Data:
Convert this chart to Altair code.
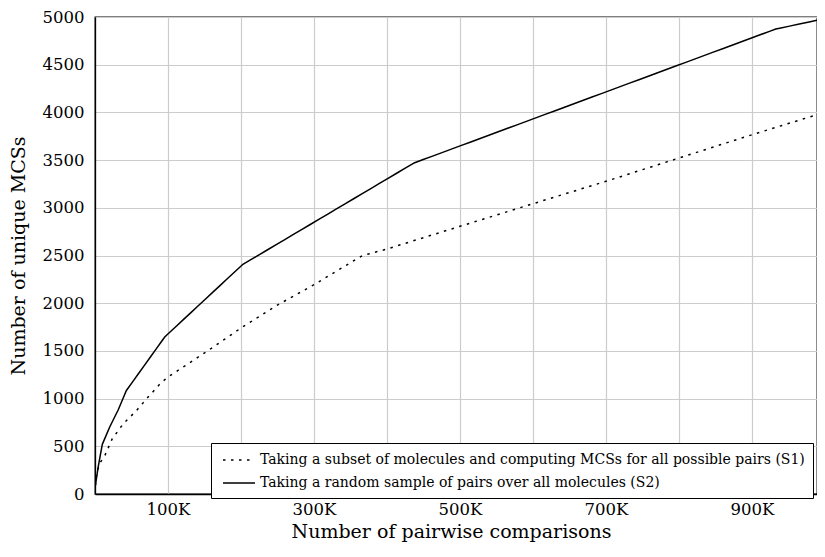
import altair as alt
import pandas as pd

s1_label = "Taking a subset of molecules and computing MCSs for all possible pairs (S1)"
s2_label = "Taking a random sample of pairs over all molecules (S2)"

# S1: subset of molecules, all pairs (dotted)
s1_x = [800, 2300, 6800, 13600, 23500, 38500, 56600, 72400, 90600, 100000, 153500,
        200000, 248600, 300000, 366000, 400000, 500000, 600000, 700000, 800000,
        900000, 989000]
s1_y = [90, 220, 325, 405, 577, 734, 873, 1013, 1167, 1226, 1496,
        1740, 1975, 2194, 2498, 2568, 2806, 3043, 3278, 3522,
        3766, 3976]

# S2: random sample of pairs (solid)
s2_x = [800, 1400, 4500, 10000, 20000, 31700, 43000, 95500, 202000, 437000,
        932500, 989000]
s2_y = [110, 133, 290, 520, 700, 880, 1085, 1646, 2404, 3470,
        4874, 4965]

x_grid = [100000 * i for i in range(1, 10)]
y_ticks = list(range(0, 5001, 500))

df = pd.DataFrame({
    "x": s1_x + s2_x,
    "y": s1_y + s2_y,
    "series": [s1_label] * len(s1_x) + [s2_label] * len(s2_x),
})

font = "DejaVu Serif"

chart = alt.Chart(df).mark_line(color="black", strokeWidth=1.5, clip=True).encode(
    x=alt.X(
        "x:Q",
        scale=alt.Scale(domain=[0, 989000], nice=False, zero=True),
        axis=alt.Axis(
            values=x_grid,
            labelExpr="datum.value % 200000 == 100000 ? (datum.value / 1000) + 'K' : ''",
            title="Number of pairwise comparisons",
            titleX=356,
            titleY=43,
            titleAlign="center",
            titleBaseline="alphabetic",
            labelPadding=7,
        ),
    ),
    y=alt.Y(
        "y:Q",
        scale=alt.Scale(domain=[0, 5000], nice=False),
        axis=alt.Axis(
            values=y_ticks,
            format="d",
            title="Number of unique MCSs",
            titleX=-77,
            titleY=238.5,
            titleAlign="center",
            titleBaseline="middle",
            labelPadding=11,
        ),
    ),
    strokeDash=alt.StrokeDash(
        "series:N",
        scale=alt.Scale(domain=[s1_label, s2_label], range=[[2.5, 5.5], [10, 0]]),
        legend=alt.Legend(
            title=None,
            orient="none",
            legendX=116,
            legendY=426,
            direction="vertical",
            symbolType="M-2,0H2",
            symbolSize=256,
            symbolOffset=11,
            symbolStrokeWidth=1.5,
            symbolStrokeColor="black",
            symbolFillColor="transparent",
            strokeColor="black",
            fillColor="white",
            padding=8,
            labelFont=font,
            labelFontSize=14,
            labelColor="black",
            labelLimit=0,
            labelOffset=12,
            rowPadding=7,
        ),
    ),
).properties(
    width=722,
    height=477,
    autosize=alt.AutoSizeParams(type="none"),
    padding={"left": 87, "top": 9, "right": 0, "bottom": 48},
).configure(
    font=font,
).configure_axis(
    domainColor="black",
    domainWidth=1.3,
    ticks=False,
    grid=True,
    gridColor="#cccccc",
    gridWidth=1.2,
    labelFont=font,
    labelFontSize=16.5,
    labelColor="black",
    titleFont=font,
    titleFontSize=19,
    titleFontWeight="normal",
    titleColor="black",
).configure_view(
    stroke="black",
    strokeWidth=1.3,
)

chart.save("out.html", embed_options={"renderer": "svg", "actions": False})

What is asked:
Pick out lines containing the word "chart", each one as written.

Full output:
Convert this chart to Altair code.
chart = alt.Chart(df).mark_line(color="black", strokeWidth=1.5, clip=True).encode(
chart.save("out.html", embed_options={"renderer": "svg", "actions": False})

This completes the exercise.